Courtesy is really doing unto others as you would be done unto, and the heart of it lies in a careful consideration for the feelings of other people. It comes from putting one's self in one's neighbour's place, and trying to enter into his mind, and it demands a certain suppression of one's self, and a certain delicate sympathy with one's neighbour. So far as our abounding egotism reigns, we are bound to be discourteous, because we shall be so blindly immersed in our own affairs that we cannot even see the things of others. So far as we break the bonds of self and project ourselves into the life of our brother man, we are bound to be courteous, because we shall now be interested in what is dear to him. Surely there is no one who does not desire to live after the rule of courtesy, and there is no way of attaining this fine spirit except by keeping high company. Just as we live in the atmosphere of nobility, where people are generous, and chivalrous, and charitable, and reverent, shall we learn the habit of faultless manners, and acquire the mind which inspires every word and deed with grace. And the highest fellowship is open unto every man, and he that walks therein catches its spirit. For the very perfect knight of human history, who carried Himself without reproach from the cradle to the grave, was our Lord and Master Christ, and the rudest who follow Him will take on the character of His gentleness.1 [Note: John Watson, The Homely Virtues, 167.]



His great strength of will was doubtless one of the sources from which he drew the courage that was among his most pronounced characteristics. In that heroic virtue he was unsurpassed, and might unfalteringly have taken his stand beside men of the stuff of Martin Luther and John Knox. He feared nothing and nobody in his championship of right and truth as he saw them clear before him, or in his denunciation of what he deemed to be error and wrong. On occasion, his courage touched the level of the magnificent. He spoke and acted “in scorn of consequence.” To be in a minority never troubled him, he knew that “one and God always constitute a majority.” He was only a young man of twenty-nine when, at the annual meeting of the local branch of the British and Foreign Bible Society, he rose from his seat in the audience, and protested against the occupancy of the chair by one of the great London brewers, who was drawing his wealth from his five hundred “tied houses,” scattered over the city, that were open every Sunday throughout the year. “Sir,” he cried to the agitated secretary, standing aghast at the chairman's side, “how was it possible for you and your committee to invite as president over a meeting such as this one of the greatest Sabbath-breakers in the metropolis?” The courage displayed in that protest remained with him to the end of life, inflexible and unimpaired.
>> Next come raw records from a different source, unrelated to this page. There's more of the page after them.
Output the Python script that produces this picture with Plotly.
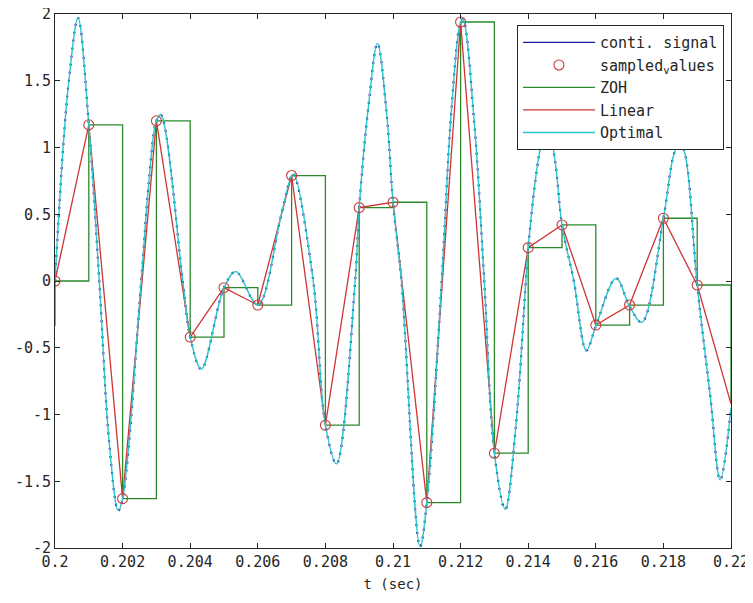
import plotly.graph_objects as go

# sampled values (sampling period 1 ms); first/last points lie just outside / on the axis edge
sample_t = [0.199, 0.200, 0.201, 0.202, 0.203, 0.204, 0.205, 0.206, 0.207, 0.208, 0.209,
            0.210, 0.211, 0.212, 0.213, 0.214, 0.215, 0.216, 0.217, 0.218, 0.219, 0.220]
sample_v = [-0.33, 0.00, 1.17, -1.63, 1.20, -0.42, -0.05, -0.18, 0.79, -1.08, 0.55,
            0.59, -1.66, 1.94, -1.29, 0.25, 0.42, -0.33, -0.18, 0.47, -0.03, -0.92]

# continuous signal (the optimal reconstruction coincides with it)
signal_t = [0.20000, 0.20024, 0.20041, 0.20068, 0.20100, 0.20131, 0.20160, 0.20187, 0.20200,
            0.20255, 0.20278, 0.20300, 0.20313, 0.20378, 0.20400, 0.20433, 0.20500, 0.20535,
            0.20600, 0.20668, 0.20700, 0.20706, 0.20764, 0.20800, 0.20833, 0.20888, 0.20900,
            0.20927, 0.20954, 0.20981, 0.21000, 0.21025, 0.21080, 0.21100, 0.21144, 0.21172,
            0.21200, 0.21207, 0.21240, 0.21270, 0.21300, 0.21332, 0.21363, 0.21393, 0.21400,
            0.21430, 0.21455, 0.21479, 0.21500, 0.21535, 0.21572, 0.21600, 0.21660, 0.21700,
            0.21736, 0.21800, 0.21830, 0.21848, 0.21865, 0.21900, 0.21939, 0.21968, 0.22000]
signal_v = [0.00, 1.00, 1.50, 1.97, 1.17, 0.00, -1.20, -1.72, -1.63,
            0.00, 0.75, 1.20, 1.245, 0.00, -0.42, -0.66, -0.05, 0.07,
            -0.18, 0.48, 0.79, 0.80, 0.00, -1.08, -1.37, 0.00, 0.55,
            1.30, 1.78, 1.26, 0.59, 0.00, -1.99, -1.66, 0.00, 1.25,
            1.94, 1.96, 1.20, 0.00, -1.29, -1.71, -1.10, 0.00, 0.25,
            0.91, 1.20, 0.91, 0.42, 0.00, -0.52, -0.34, 0.02, -0.19,
            -0.31, 0.47, 0.94, 1.05, 0.94, -0.03, -0.87, -1.49, -0.95]

x_ticks = [0.2, 0.202, 0.204, 0.206, 0.208, 0.21, 0.212, 0.214, 0.216, 0.218, 0.22]
x_ticktext = ["0.2", "0.202", "0.204", "0.206", "0.208", "0.21", "0.212", "0.214", "0.216", "0.218", "0.22"]
y_ticks = [-2, -1.5, -1, -0.5, 0, 0.5, 1, 1.5, 2]
y_ticktext = ["-2", "-1.5", "-1", "-0.5", "0", "0.5", "1", "1.5", "2"]

FONT = "DejaVu Sans Mono"
BLUE = "#1a1a9a"
marker_t = [t for t in sample_t if 0.2 <= t <= 0.2195]
marker_v = [v for t, v in zip(sample_t, sample_v) if 0.2 <= t <= 0.2195]

fig = go.Figure()
# continuous signal: drawn under the optimal curve, peeking out as small dark dots
fig.add_trace(go.Scatter(x=signal_t, y=signal_v, mode="lines", name="conti. signal",
                         line=dict(color=BLUE, width=2.2, dash="2px,6px",
                                   shape="spline", smoothing=1.0),
                         showlegend=False, legendrank=1))
# legend entry for the continuous signal (solid line sample, as in the reference)
fig.add_trace(go.Scatter(x=[None], y=[None], mode="lines", name="conti. signal",
                         line=dict(color=BLUE, width=1.3), legendrank=1))
fig.add_trace(go.Scatter(x=sample_t, y=sample_v, mode="lines", name="ZOH",
                         line=dict(color="#2a8a2a", width=1.3, shape="hv"), legendrank=3))
fig.add_trace(go.Scatter(x=sample_t, y=sample_v, mode="lines", name="Linear",
                         line=dict(color="#d03434", width=1.3), legendrank=4))
fig.add_trace(go.Scatter(x=signal_t, y=signal_v, mode="lines", name="Optimal",
                         line=dict(color="#2cc4cc", width=1.4, shape="spline", smoothing=1.0),
                         legendrank=5))
fig.add_trace(go.Scatter(x=marker_t, y=marker_v, mode="markers", name="sampled<sub>v</sub>alues",
                         marker=dict(symbol="circle-open", size=10, color="#c83c3c",
                                     line=dict(width=1.1, color="#c83c3c")),
                         legendrank=2))

axis_common = dict(showline=True, linecolor="#262626", linewidth=1, mirror="ticks",
                   ticks="inside", ticklen=5, tickcolor="#262626", showgrid=False,
                   zeroline=False, automargin=False, ticklabeloverflow="allow",
                   tickfont=dict(family=FONT, size=15, color="#262626"))

# the page body has an 8px margin, so the figure is sized/margined to compensate
fig.update_layout(
    width=745, height=595,
    margin=dict(l=47, r=22, t=6, b=55),
    paper_bgcolor="white", plot_bgcolor="white",
    font=dict(family=FONT, size=15, color="#262626"),
    xaxis=dict(range=[0.2, 0.22], tickvals=x_ticks, ticktext=x_ticktext,
               title=dict(text="t (sec)", font=dict(family=FONT, size=14), standoff=9),
               **axis_common),
    yaxis=dict(range=[-2, 2], tickvals=y_ticks, ticktext=y_ticktext, **axis_common),
    legend=dict(x=0.9896, y=0.979, xanchor="right", yanchor="top",
                bgcolor="white", bordercolor="#262626", borderwidth=1,
                font=dict(family=FONT, size=15, color="#262626"),
                itemwidth=72, tracegroupgap=0),
    showlegend=True,
)

fig.write_html("out.html")
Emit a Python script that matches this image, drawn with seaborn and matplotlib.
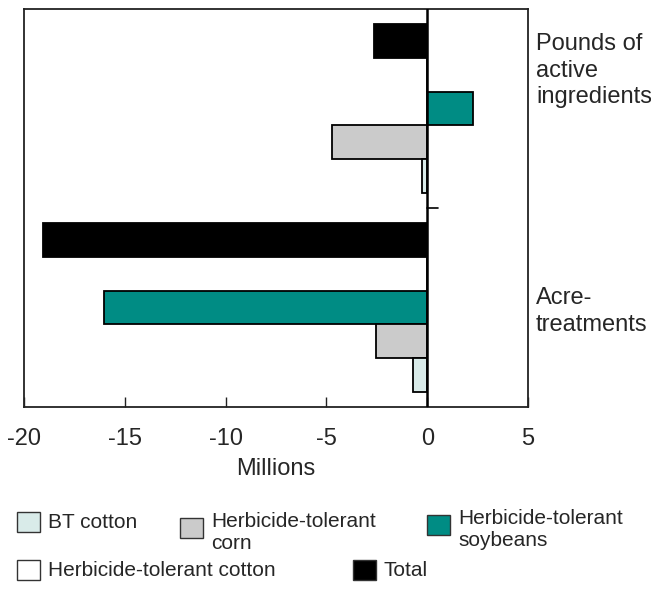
import matplotlib
matplotlib.use("Agg")
import matplotlib.pyplot as plt
from matplotlib.patches import Rectangle
import seaborn as sns
import pandas as pd

# ---- data ----
groups = ["Pounds of active ingredients", "Acre-treatments"]
group_labels = ["Pounds of\nactive\ningredients", "Acre-\ntreatments"]
crops = ["BT cotton", "Herbicide-tolerant corn", "Herbicide-tolerant soybeans",
         "Herbicide-tolerant cotton", "Total"]
legend_labels = ["BT cotton", "Herbicide-tolerant\ncorn", "Herbicide-tolerant\nsoybeans",
                 "Herbicide-tolerant cotton", "Total"]
bt_cotton = [-0.28, -0.68]
ht_corn = [-4.72, -2.52]
ht_soybeans = [2.25, -16.05]
ht_cotton = [0.0, 0.0]
total = [-2.62, -19.05]
x_ticks = [-20, -15, -10, -5, 0, 5]
colors = {"BT cotton": "#d9ebe9", "Herbicide-tolerant corn": "#cbcbcb",
          "Herbicide-tolerant soybeans": "#008c84", "Herbicide-tolerant cotton": "#ffffff",
          "Total": "#000000"}

series = {"BT cotton": bt_cotton, "Herbicide-tolerant corn": ht_corn,
          "Herbicide-tolerant soybeans": ht_soybeans,
          "Herbicide-tolerant cotton": ht_cotton, "Total": total}
rows = []
for crop, vals in series.items():
    for g, v in zip(groups, vals):
        rows.append({"group": g, "crop": crop, "value": v})
df = pd.DataFrame(rows)

sns.set_style("white")
plt.rcParams["font.family"] = ["Liberation Sans", "DejaVu Sans"]

W, H = 651, 607
fig = plt.figure(figsize=(W / 100, H / 100), dpi=100)
ax = fig.add_axes([24 / W, 1 - 407 / H, (528 - 24) / W, (407 - 9) / H])

hue_order = crops[::-1]  # top to bottom inside each group
sns.barplot(data=df, y="group", x="value", hue="crop", hue_order=hue_order,
            order=groups, palette=colors, orient="h", width=0.845,
            edgecolor="black", linewidth=1.3, legend=False, ax=ax, saturation=1)

ax.set_xlim(-20, 5)
ax.set_ylim(1.5, -0.5)
ax.set_xticks(x_ticks)
ax.set_xticklabels([str(t) for t in x_ticks])
ax.tick_params(axis="x", direction="in", length=7, width=1, pad=15,
               labelsize=17, bottom=True, color="#222222")
ax.set_yticks([])
ax.set_ylabel("")
ax.set_xlabel("Millions", fontsize=17, labelpad=6)
for s in ax.spines.values():
    s.set_visible(True)
    s.set_color("#222222")
    s.set_linewidth(1.3)

# zero axis line with group separator tick
ax.axvline(0, color="black", linewidth=1.8, zorder=5)
ax.plot([0, 0.55], [0.5, 0.5], color="black", linewidth=1.2, zorder=5)

# group labels on the right
ax.text(1.016, -0.19, group_labels[0], transform=ax.get_yaxis_transform(),
        ha="left", va="center", fontsize=17, linespacing=1.25)
ax.text(1.016, 1.02, group_labels[1], transform=ax.get_yaxis_transform(),
        ha="left", va="center", fontsize=17, linespacing=1.25)

# custom legend
legend_pos = [(17, 512), (180, 518), (427, 515), (17, 560), (353, 560)]
for crop, lab, (px, py) in zip(crops, legend_labels, legend_pos):
    fig.add_artist(Rectangle((px / W, 1 - (py + 20) / H), 23 / W, 20 / H,
                             transform=fig.transFigure, facecolor=colors[crop],
                             edgecolor="#333333", linewidth=1.0))
    if "\n" in lab:
        fig.text((px + 31) / W, 1 - (py - 6) / H, lab, ha="left", va="top",
                 fontsize=15, linespacing=1.2)
    else:
        fig.text((px + 31) / W, 1 - (py + 10) / H, lab, ha="left", va="center",
                 fontsize=15)

fig.savefig("out.png", dpi=100)
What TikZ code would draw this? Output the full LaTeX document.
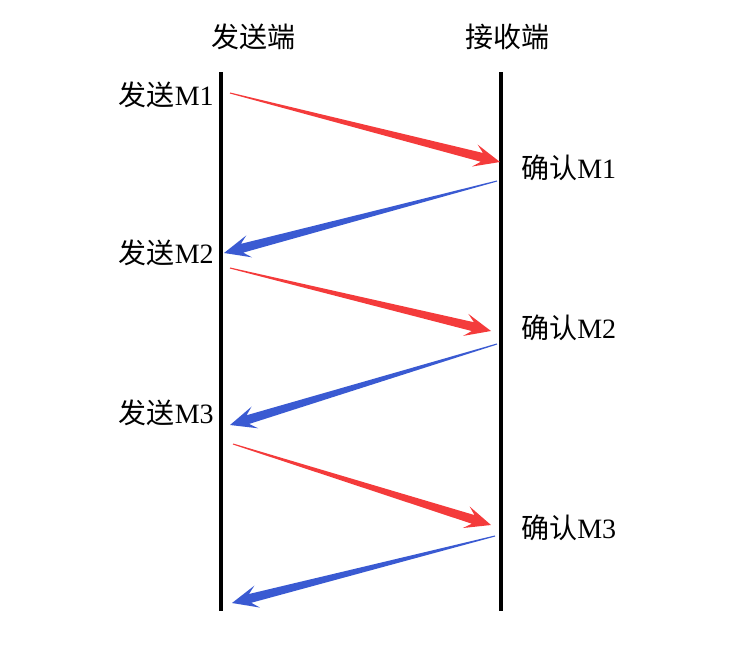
\documentclass[tikz,border=0pt]{standalone}
\usepackage{fontspec}
\setmainfont{Liberation Serif}
\newfontfamily\cjk{Noto Sans CJK SC}
\usetikzlibrary{calc}
\definecolor{SendRed}{HTML}{F43B3B}
\definecolor{AckBlue}{HTML}{3A5AD2}

% tapered arrow from #1 to #2 in colour #3
\newcommand{\sigarrow}[3]{%
  \coordinate (tmpj) at ($(#2)!14pt!(#1)$);
  \coordinate (tmpb) at ($(#2)!19.5pt!(#1)$);
  \fill[#3] ($(#1)!0.4pt!90:(#2)$) -- ($(tmpj)!3.4pt!90:(#2)$) -- ($(tmpb)!8.5pt!90:(#2)$) -- (#2)
    -- ($(tmpb)!8.5pt!-90:(#2)$) -- ($(tmpj)!3.4pt!-90:(#2)$) -- ($(#1)!0.4pt!-90:(#2)$) -- cycle;
}

\begin{document}
\begin{tikzpicture}[
  x=0.75pt, y=-0.75pt,
  lbl/.style={font=\fontsize{21}{25}\selectfont, inner sep=0pt},
  lifeline/.style={line width=3pt, black}
]
  \useasboundingbox (0,0) rectangle (729,662);

  % titles
  \node[lbl] (sender) at (253,37) {\cjk 发送端};
  \node[lbl] (receiver) at (507,37) {\cjk 接收端};

  % lifelines
  \coordinate (stop) at (221,72);
  \coordinate (sbot) at (221,611);
  \coordinate (rtop) at (501,72);
  \coordinate (rbot) at (501,611);
  \draw[lifeline] (stop) -- (sbot);
  \draw[lifeline] (rtop) -- (rbot);

  % labels
  \node[lbl, anchor=east] (send1) at (214,95) {{\cjk 发送}M1};
  \node[lbl, anchor=east] (send2) at (214,253) {{\cjk 发送}M2};
  \node[lbl, anchor=east] (send3) at (214,413) {{\cjk 发送}M3};
  \node[lbl, anchor=west] (ack1) at (521,168) {{\cjk 确认}M1};
  \node[lbl, anchor=west] (ack2) at (521,328) {{\cjk 确认}M2};
  \node[lbl, anchor=west] (ack3) at (521,528) {{\cjk 确认}M3};

  % message end points
  \coordinate (m1a) at (230,93);  \coordinate (m1b) at (500,162);
  \coordinate (a1a) at (497,181); \coordinate (a1b) at (224,253);
  \coordinate (m2a) at (230,268); \coordinate (m2b) at (491,331);
  \coordinate (a2a) at (497,344); \coordinate (a2b) at (230,425);
  \coordinate (m3a) at (233,444); \coordinate (m3b) at (491,525);
  \coordinate (a3a) at (495,536); \coordinate (a3b) at (232,603);

  \sigarrow{m1a}{m1b}{SendRed}
  \sigarrow{a1a}{a1b}{AckBlue}
  \sigarrow{m2a}{m2b}{SendRed}
  \sigarrow{a2a}{a2b}{AckBlue}
  \sigarrow{m3a}{m3b}{SendRed}
  \sigarrow{a3a}{a3b}{AckBlue}
\end{tikzpicture}
\end{document}
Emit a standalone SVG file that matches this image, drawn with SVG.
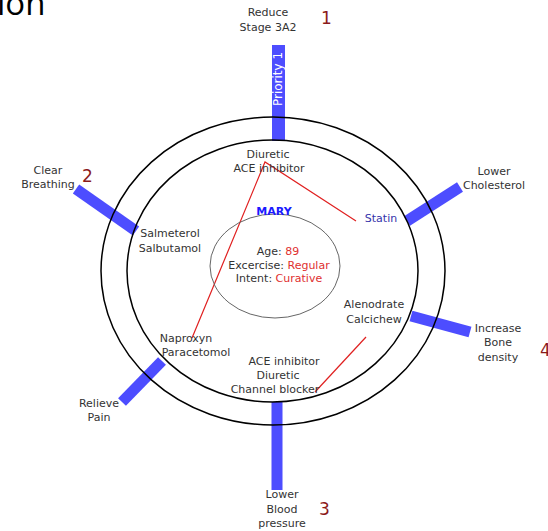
<svg xmlns="http://www.w3.org/2000/svg" width="548" height="531" viewBox="0 0 548 531">
<style>
.lbl{font-family:"DejaVu Sans",Verdana,sans-serif;font-size:11px;fill:#333;text-anchor:middle}
.num{font-family:"DejaVu Sans",sans-serif;font-size:17px;fill:#8b1a1a}
.bar{stroke:#4d4dff;stroke-width:11;fill:none}
.red{stroke:#e02020;stroke-width:1.2;fill:none}
.ring{fill:none;stroke:#000;stroke-width:1.5}
.val{fill:#e03030}
</style>
<rect width="548" height="531" fill="#fff"/>
<text x="-3" y="15" font-family="'Open Sans',sans-serif" font-size="33" fill="#000">ion</text>

<g id="connectors">
  <line class="bar" x1="278.5" y1="45" x2="278.5" y2="141" style="stroke-width:13"/>
  <line class="bar" x1="76" y1="189" x2="136" y2="231"/>
  <line class="bar" x1="407" y1="221" x2="460" y2="187"/>
  <line class="bar" x1="411" y1="316" x2="470" y2="332"/>
  <line class="bar" x1="122" y1="402" x2="162" y2="361"/>
  <line class="bar" x1="277" y1="402" x2="277" y2="490"/>
  <polyline class="red" points="192,338 265,162 356,221"/>
  <line class="red" x1="366" y1="337" x2="315" y2="392"/>
</g>

<g id="rings">
  <ellipse class="ring" cx="273" cy="271" rx="172" ry="154"/>
  <ellipse class="ring" cx="272.5" cy="271" rx="145.5" ry="131"/>
</g>

<g id="priority1">
  <text transform="translate(282,79) rotate(-90)" font-family="'DejaVu Sans',sans-serif" font-size="12" fill="#fff" text-anchor="middle">Priority 1</text>
</g>

<g id="mary">
  <ellipse cx="275" cy="266" rx="65" ry="52" fill="none" stroke="#666" stroke-width="1"/>
  <text x="274" y="215" font-family="'DejaVu Sans',sans-serif" font-size="11" font-weight="bold" fill="#1a1aff" text-anchor="middle">MARY</text>
  <text class="lbl" x="278" y="255">Age: <tspan class="val">89</tspan></text>
  <text class="lbl" x="279" y="269">Excercise: <tspan class="val">Regular</tspan></text>
  <text class="lbl" x="279" y="282">Intent: <tspan class="val">Curative</tspan></text>
</g>

<g id="goal-reduce">
  <text class="lbl" x="268" y="16">Reduce</text>
  <text class="lbl" x="268" y="31">Stage 3A2</text>
  <text class="num" x="321" y="24">1</text>
</g>
<g id="goal-breathing">
  <text class="lbl" x="48" y="174">Clear</text>
  <text class="lbl" x="48" y="188">Breathing</text>
  <text class="num" x="82" y="182">2</text>
</g>
<g id="goal-cholesterol">
  <text class="lbl" x="494" y="175">Lower</text>
  <text class="lbl" x="494" y="189">Cholesterol</text>
</g>
<g id="goal-bone">
  <text class="lbl" x="498" y="332">Increase</text>
  <text class="lbl" x="498" y="346">Bone</text>
  <text class="lbl" x="498" y="361">density</text>
  <text class="num" x="540" y="356">4</text>
</g>
<g id="goal-pain">
  <text class="lbl" x="99" y="407">Relieve</text>
  <text class="lbl" x="99" y="421">Pain</text>
</g>
<g id="goal-bp">
  <text class="lbl" x="282" y="498">Lower</text>
  <text class="lbl" x="282" y="513">Blood</text>
  <text class="lbl" x="282" y="527">pressure</text>
  <text class="num" x="319" y="515">3</text>
</g>

<g id="drug-diuretic-ace">
  <text class="lbl" x="268" y="158">Diuretic</text>
  <text class="lbl" x="269" y="172">ACE inhibitor</text>
</g>
<g id="drug-salmeterol">
  <text class="lbl" x="170" y="237">Salmeterol</text>
  <text class="lbl" x="170" y="252">Salbutamol</text>
</g>
<g id="drug-statin">
  <text class="lbl" x="381" y="222" style="fill:#3333aa">Statin</text>
</g>
<g id="drug-alenodrate">
  <text class="lbl" x="374" y="308">Alenodrate</text>
  <text class="lbl" x="374" y="323">Calcichew</text>
</g>
<g id="drug-naproxyn">
  <text class="lbl" x="186" y="342">Naproxyn</text>
  <text class="lbl" x="196" y="356">Paracetomol</text>
</g>
<g id="drug-bp">
  <text class="lbl" x="284" y="365">ACE inhibitor</text>
  <text class="lbl" x="278" y="379">Diuretic</text>
  <text class="lbl" x="275" y="393">Channel blocker</text>
</g>
</svg>
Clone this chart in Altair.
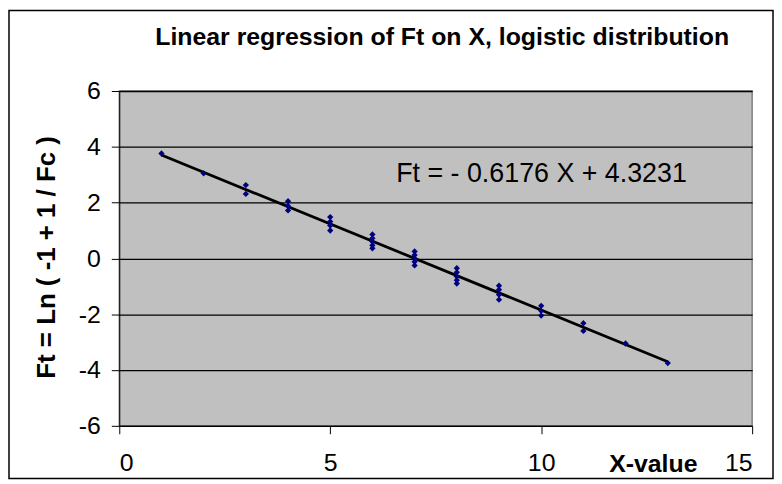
import altair as alt
import pandas as pd

# ---- data ----
x_vals = [1, 2, 3, 3, 4, 4, 4, 5, 5, 5, 5, 6, 6, 6, 6, 6,
          7, 7, 7, 7, 7, 8, 8, 8, 8, 8, 9, 9, 9, 9, 10, 10, 10, 11, 11, 12, 13]
ft_vals = [3.76, 3.05, 2.63, 2.31, 2.05, 1.88, 1.72, 1.48, 1.32, 1.18, 1.00,
           0.86, 0.72, 0.60, 0.47, 0.36, 0.25, 0.12, 0.00, -0.12, -0.25,
           -0.35, -0.50, -0.65, -0.78, -0.90, -0.98, -1.12, -1.30, -1.48,
           -1.70, -1.88, -2.05, -2.32, -2.60, -3.05, -3.75]
slope = -0.6176
intercept = 4.3231
line_x = [1, 13]
x_ticks = [0, 5, 10, 15]
y_ticks = [-6, -4, -2, 0, 2, 4, 6]
title_text = "Linear regression of Ft on X, logistic distribution"
eq_text = "Ft = - 0.6176 X + 4.3231"
x_title = "X-value"
y_title = "Ft = Ln ( -1 + 1 / Fc )"

FONT = "Liberation Sans"

pts = pd.DataFrame({"x": x_vals, "ft": ft_vals})
line = pd.DataFrame({"x": line_x, "ft": [slope * v + intercept for v in line_x]})
dummy = pd.DataFrame({"t": [0]})

xscale = alt.Scale(domain=[0, 15], nice=False, zero=False)
yscale = alt.Scale(domain=[-6, 6], nice=False, zero=False)

xaxis = alt.Axis(values=x_ticks, grid=False, title=x_title, domainColor="#000000",
                 tickColor="#000000", tickSize=8, labelFontSize=25, labelFont=FONT,
                 labelColor="#000000", labelPadding=17, labelExpr="'' + datum.value",
                 titleFontSize=25, titleFont=FONT, titleFontWeight="bold",
                 titleColor="#000000", titleX=537, titleY=38,
                 titleBaseline="middle", titleAlign="center")
yaxis = alt.Axis(values=y_ticks, grid=True, gridColor="#000000", gridWidth=1.3,
                 title=y_title, domainColor="#000000", tickColor="#000000",
                 tickSize=8, labelFontSize=25, labelFont=FONT, labelColor="#000000",
                 labelPadding=11, labelExpr="'' + datum.value",
                 titleFontSize=26, titleFont=FONT,
                 titleFontWeight="bold", titleColor="#000000", titleX=-73, titleY=167,
                 titleAngle=270, titleBaseline="middle", titleAlign="center")

points = alt.Chart(pts).mark_point(shape="diamond", filled=True, size=40,
                                   color="#000080", opacity=1).encode(
    x=alt.X("x:Q", scale=xscale, axis=xaxis),
    y=alt.Y("ft:Q", scale=yscale, axis=yaxis),
)

reg = alt.Chart(line).mark_line(color="#000000", strokeWidth=2.8).encode(
    x=alt.X("x:Q", scale=xscale),
    y=alt.Y("ft:Q", scale=yscale),
)

eq = alt.Chart(dummy).mark_text(text=eq_text, font=FONT, fontSize=27,
                                color="#000000", align="center",
                                baseline="middle").encode(
    x=alt.value(425), y=alt.value(84))

title = alt.Chart(dummy).mark_text(text=title_text, font=FONT, fontSize=25,
                                   fontWeight="bold", color="#000000",
                                   align="center", baseline="middle").encode(
    x=alt.value(325), y=alt.value(-54))

border = alt.Chart(dummy).mark_rect(filled=False, stroke="#000000",
                                    strokeWidth=1.5).encode(
    x=alt.value(-111), x2=alt.value(658), y=alt.value(-81), y2=alt.value(390))

chart = alt.layer(border, reg, points, eq, title).properties(
    width=637, height=337,
    autosize="none",
    padding={"left": 112, "top": 82, "right": 22, "bottom": 55},
).configure_view(fill="#C0C0C0", stroke="#808080", strokeWidth=1.5)

chart.save("out.html", embed_options={"renderer": "svg", "actions": False})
As an old man of seventy-three he took the lead in denouncing the visit to Australia, for the purposes of his brutalizing profession, of a notorious English prize-fighter. “I do this,” said he, “in the defence of righteousness, and in the interests of all that is humane, moral, and peaceable in the Commonwealth.1 [Note: H. Varley, Henry Varley's Life Story (1913), 233.]



Of Courtesy it is much less

Than Courage of Heart or Holiness,

Yet in my Walks it seems to me

That the Grace of God is in Courtesy.

On Monks I did in Storrington fall,

They took me straight into their Hall;

I saw Three Pictures on a wall,

And Courtesy was in them all.

The first the Annunciation;

The second the Visitation;

The third the Consolation,

Of God that was Our Lady's Son.

The first was of Saint Gabriel;

On Wings a-flame from Heaven he fell;

And as he went upon one knee

He shone with Heavenly Courtesy.

Our Lady out of Nazareth rode-

It was Her month of heavy load;

Yet was Her face both great and kind,

For Courtesy was in Her Mind.

The third it was our little Lord,

Whom all the Kings in arms adored;

He was so small you could not see

His large intent of Courtesy.2 [Note: Hilaire Belloc, Verses, 20.]